_What to work on:_ Repeat exactly the lines running from the first line of the data to the line containing "(0,0) rectangle (843,1203);", both ends included, and nothing else; drop the pictures.

── Materials provided ──

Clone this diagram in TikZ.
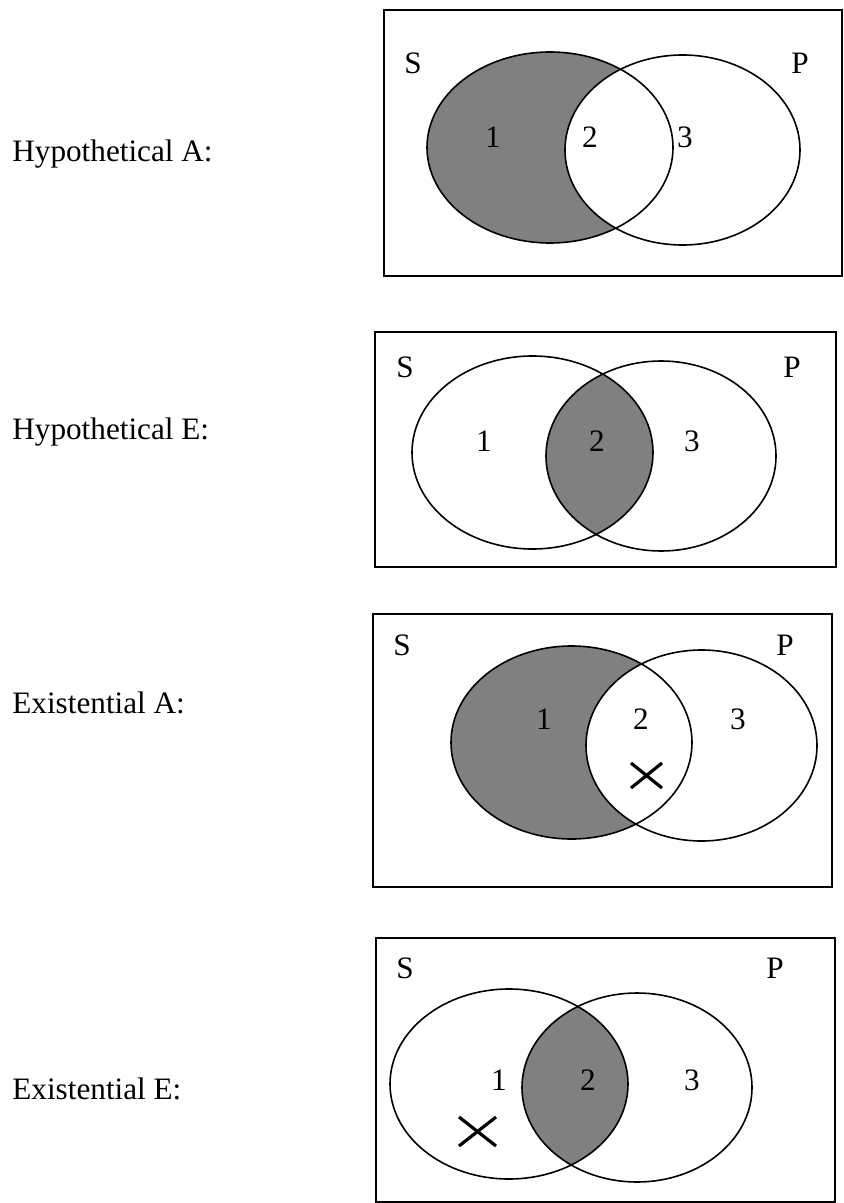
\documentclass[tikz,border=0pt]{standalone}
\usepackage{fontspec}
\setmainfont{Liberation Serif}
\usetikzlibrary{positioning}

\begin{document}
\begin{tikzpicture}[
        x=0.5pt, y=-0.5pt,
        every node/.style={font=\fontsize{15.6}{18}\selectfont, inner sep=0pt},
        frame/.style={draw, line width=0.8pt},
        ring/.style={draw, line width=0.8pt},
        shaded/.style={fill=black!50},
        cross/.style={line width=1.6pt},
        side/.style={anchor=base west},
    ]
        \useasboundingbox (0,0) rectangle (843,1203);

        % Hypothetical A
        \node[side] (hypA) at (12,162) {Hypothetical A:};
        \draw[frame] (384,10) rectangle (842,276);
        \fill[shaded] (550,147.5) ellipse [x radius=123, y radius=95.5];
        \fill[white] (682.5,150) ellipse [x radius=117.5, y radius=95];
        \draw[ring] (550,147.5) ellipse [x radius=123, y radius=95.5];
        \draw[ring] (682.5,150) ellipse [x radius=117.5, y radius=95];
        \node (sA) at (413,63) {S};
        \node (pA) at (800,63) {P};
        \node (oneA) at (493,137) {1};
        \node (twoA) at (590,137) {2};
        \node (threeA) at (685,137) {3};

        % Hypothetical E
        \node[side] (hypE) at (12,439) {Hypothetical E:};
        \draw[frame] (375,332) rectangle (836,567);
        \begin{scope}
            \clip (532.5,452.5) ellipse [x radius=120.5, y radius=96.5];
            \fill[shaded] (661,456) ellipse [x radius=115, y radius=95];
        \end{scope}
        \draw[ring] (532.5,452.5) ellipse [x radius=120.5, y radius=96.5];
        \draw[ring] (661,456) ellipse [x radius=115, y radius=95];
        \node (sE) at (405,367) {S};
        \node (pE) at (792,367) {P};
        \node (oneE) at (484,441) {1};
        \node (twoE) at (597,441) {2};
        \node (threeE) at (692,441) {3};

        % Existential A
        \node[side] (exA) at (12,713) {Existential A:};
        \draw[frame] (373,614) rectangle (832,887);
        \fill[shaded] (571.5,742.5) ellipse [x radius=120.5, y radius=96.5];
        \fill[white] (701.5,745.5) ellipse [x radius=115.5, y radius=95.5];
        \draw[ring] (571.5,742.5) ellipse [x radius=120.5, y radius=96.5];
        \draw[ring] (701.5,745.5) ellipse [x radius=115.5, y radius=95.5];
        \node (sX) at (402,645) {S};
        \node (pX) at (785,645) {P};
        \node (oneX) at (544,719) {1};
        \node (twoX) at (641,719) {2};
        \node (threeX) at (738,719) {3};
        \draw[cross] (631,763) -- (662,788) (631,788) -- (662,763);

        % Existential E
        \node[side] (exE) at (12,1099) {Existential E:};
        \draw[frame] (376,938) rectangle (835,1202);
        \begin{scope}
            \clip (509,1084) ellipse [x radius=119, y radius=95];
            \fill[shaded] (637,1087.5) ellipse [x radius=115, y radius=94.5];
        \end{scope}
        \draw[ring] (509,1084) ellipse [x radius=119, y radius=95];
        \draw[ring] (637,1087.5) ellipse [x radius=115, y radius=94.5];
        \node (sY) at (405,968) {S};
        \node (pY) at (775,968) {P};
        \node (oneY) at (499,1080) {1};
        \node (twoY) at (588,1080) {2};
        \node (threeY) at (692,1080) {3};
        \draw[cross] (459,1117) -- (496,1146) (459,1146) -- (496,1117);
    \end{tikzpicture}
\end{document}
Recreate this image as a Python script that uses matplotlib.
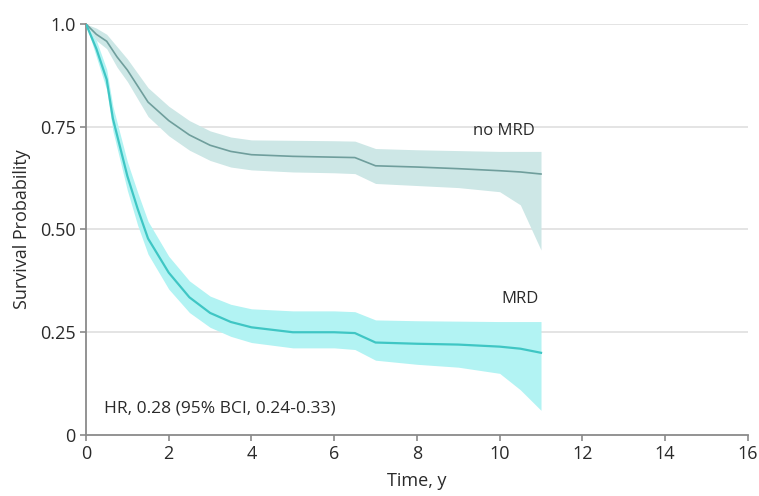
import matplotlib
matplotlib.use("Agg")
import matplotlib.pyplot as plt

plt.rcParams['font.family'] = ['Open Sans', 'DejaVu Sans']

# no MRD group
t_nomrd = [0, 0.25, 0.5, 0.75, 1.0, 1.5, 2.0, 2.5, 3.0, 3.5, 4.0, 5.0, 6.0, 6.5, 7.0, 8.0, 9.0, 10.0, 10.5, 11.0]
s_nomrd = [1.0, 0.975, 0.958, 0.92, 0.888, 0.81, 0.765, 0.73, 0.705, 0.69, 0.682, 0.678, 0.676, 0.675, 0.655, 0.652, 0.648, 0.643, 0.64, 0.635]
up_nomrd = [1.0, 0.99, 0.975, 0.945, 0.915, 0.845, 0.8, 0.765, 0.74, 0.725, 0.718, 0.717, 0.716, 0.715, 0.697, 0.694, 0.692, 0.69, 0.69, 0.69]
lo_nomrd = [1.0, 0.96, 0.94, 0.895, 0.86, 0.775, 0.728, 0.693, 0.668, 0.652, 0.645, 0.64, 0.638, 0.636, 0.612, 0.607, 0.602, 0.592, 0.56, 0.45]

# MRD group
t_mrd = [0, 0.25, 0.5, 0.65, 1.0, 1.25, 1.5, 2.0, 2.5, 3.0, 3.5, 4.0, 5.0, 6.0, 6.5, 7.0, 8.0, 9.0, 10.0, 10.5, 11.0]
s_mrd = [1.0, 0.94, 0.865, 0.77, 0.63, 0.55, 0.478, 0.395, 0.335, 0.297, 0.275, 0.262, 0.25, 0.25, 0.248, 0.225, 0.222, 0.22, 0.215, 0.21, 0.2]
up_mrd = [1.0, 0.96, 0.89, 0.8, 0.665, 0.59, 0.52, 0.435, 0.375, 0.338, 0.318, 0.307, 0.302, 0.302, 0.3, 0.28, 0.278, 0.277, 0.276, 0.276, 0.276]
lo_mrd = [1.0, 0.92, 0.84, 0.74, 0.595, 0.51, 0.44, 0.355, 0.298, 0.262, 0.24, 0.225, 0.212, 0.212, 0.208, 0.182, 0.172, 0.165, 0.15, 0.11, 0.06]

x_ticks = [0, 2, 4, 6, 8, 10, 12, 14, 16]
y_ticks = [0, 0.25, 0.50, 0.75, 1.0]
y_tick_labels = ["0", "0.25", "0.50", "0.75", "1.0"]

fig = plt.figure(figsize=(7.59, 4.96), dpi=100)
ax = fig.add_axes([0.1133, 0.123, 0.872, 0.8286])

grid_c = "#dcdcdc"
for yv in y_ticks[1:]:
    ax.axhline(yv, color=grid_c, lw=1.1, zorder=0)

ax.fill_between(t_nomrd, lo_nomrd, up_nomrd, color="#cde7e6", lw=0, zorder=1)
ax.plot(t_nomrd, s_nomrd, color="#6f9e9c", lw=1.2, zorder=3)

ax.fill_between(t_mrd, lo_mrd, up_mrd, color="#b2f3f3", lw=0, zorder=2)
ax.plot(t_mrd, s_mrd, color="#3fc6c4", lw=1.6, zorder=4)

txt_c = "#2a2a2a"
ax.text(10.1, 0.74, "no MRD", fontsize=12, color=txt_c, ha="center", va="center")
ax.text(10.5, 0.33, "MRD", fontsize=12, color=txt_c, ha="center", va="center")
ax.text(0.43, 0.065, "HR, 0.28 (95% BCI, 0.24-0.33)", fontsize=12.5, color=txt_c, ha="left", va="center")

ax.set_xlim(0, 16)
ax.set_ylim(0, 1.0)
ax.set_xticks(x_ticks)
ax.set_xticklabels([str(v) for v in x_ticks])
ax.set_yticks(y_ticks)
ax.set_yticklabels(y_tick_labels)

for s in ["top", "right"]:
    ax.spines[s].set_visible(False)
for s in ["left", "bottom"]:
    ax.spines[s].set_color("#8a8a8a")
    ax.spines[s].set_linewidth(1.3)
ax.tick_params(axis="both", colors="#8a8a8a", labelcolor=txt_c, labelsize=13, length=4, width=1.2)

ax.set_xlabel("Time, y", fontsize=13, color=txt_c, labelpad=6)
ax.set_ylabel("Survival Probability", fontsize=13, color=txt_c, labelpad=6)

fig.savefig("out.png", dpi=100)
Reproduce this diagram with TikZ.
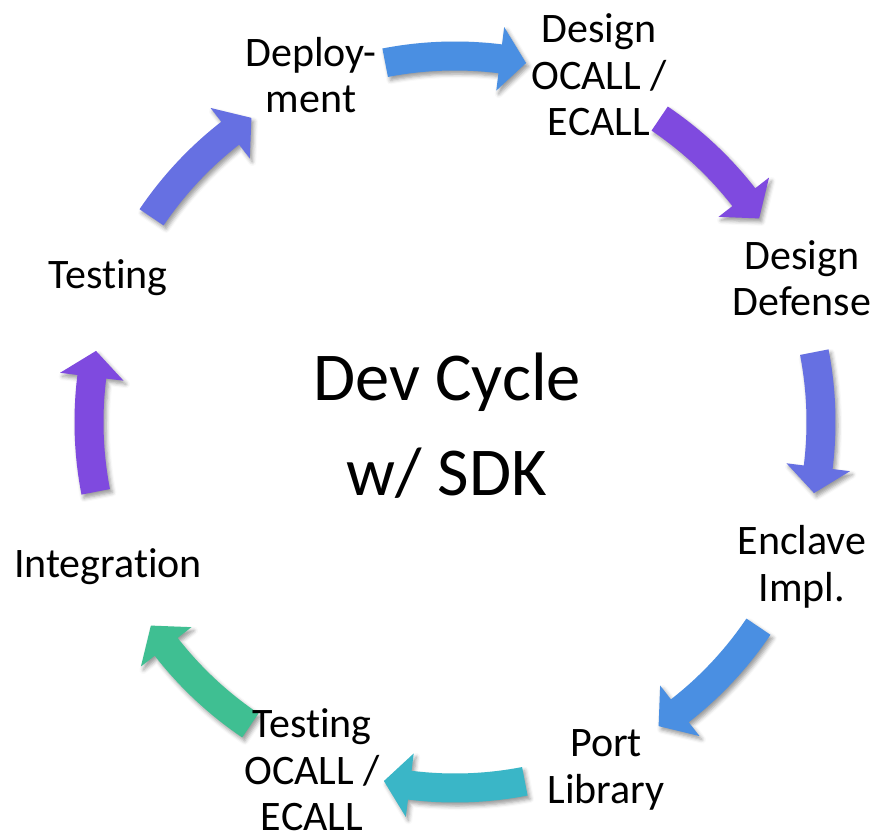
\documentclass[tikz,border=0pt]{standalone}
\usepackage{fontspec}
\setmainfont{Carlito}[Ligatures=NoCommon]
\usetikzlibrary{shadows.blur}
\definecolor{cBlue}{HTML}{4A8FE2}
\definecolor{cPurple}{HTML}{7F4ADF}
\definecolor{cViolet}{HTML}{6670E2}
\definecolor{cTeal}{HTML}{3AB6C7}
\definecolor{cGreen}{HTML}{3FBF92}
\tikzset{
  label/.style={align=center, font=\fontsize{42}{46.5}\selectfont, inner sep=0pt},
  centerlabel/.style={align=center, font=\fontsize{68.5}{95}\selectfont, inner sep=0pt},
  arrowshadow/.style={blur shadow={shadow xshift=2.5pt, shadow yshift=-3.5pt, shadow blur radius=4pt, shadow opacity=40}}
}
\begin{document}
\begin{tikzpicture}[x=1pt,y=-1pt]
\useasboundingbox (0,0) rectangle (876,832);
\begin{scope}[shift={(455,422)}]
\foreach \a/\c in {-90/cBlue,-45/cPurple,0/cViolet,45/cBlue,90/cTeal,135/cGreen,180/cPurple,225/cViolet}{
  \fill[\c, arrowshadow] ({\a-11}:380.5) arc[start angle={\a-11}, end angle={\a+7.1}, radius=380.5]
     -- ({\a+7.1}:398) -- ({\a+11.2}:366) -- ({\a+7.1}:334) -- ({\a+7.1}:351.5)
     arc[start angle={\a+7.1}, end angle={\a-11}, radius=351.5] -- cycle;
}
\end{scope}
\node[label] (deploy) at (311,75) {Deploy-\\ment};
\node[label] (designocall) at (599,75) {Design\\OCALL /\\ECALL};
\node[label] (defense) at (802,278) {Design\\Defense};
\node[label] (enclave) at (802,567) {Enclave\\Impl.};
\node[label] (port) at (606,770) {Port\\Library};
\node[label] (testocall) at (312,770) {Testing\\OCALL /\\ECALL};
\node[label] (integ) at (108,567) {Integration};
\node[label] (testing) at (108,278) {Testing};
\node[centerlabel] (center) at (447,426) {Dev Cycle\\w/ SDK};
\end{tikzpicture}
\end{document}
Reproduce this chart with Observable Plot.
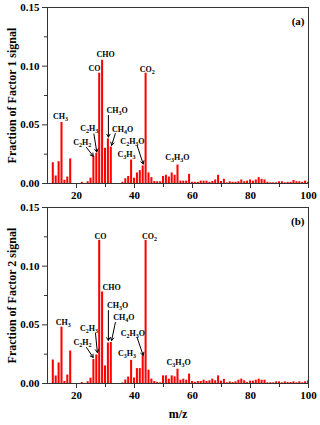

───

_Exercise result:_
Clone this diagram in TikZ.
\documentclass[tikz,border=0pt]{standalone}
\usepackage{fontspec}
\setmainfont{Liberation Serif}
\usetikzlibrary{positioning}

\begin{document}
\begin{tikzpicture}[
        x=0.5pt, y=-0.5pt,
        every node/.style={font=\fontsize{15.6}{18}\selectfont, inner sep=0pt},
        frame/.style={draw, line width=0.8pt},
        ring/.style={draw, line width=0.8pt},
        shaded/.style={fill=black!50},
        cross/.style={line width=1.6pt},
        side/.style={anchor=base west},
    ]
        \useasboundingbox (0,0) rectangle (843,1203);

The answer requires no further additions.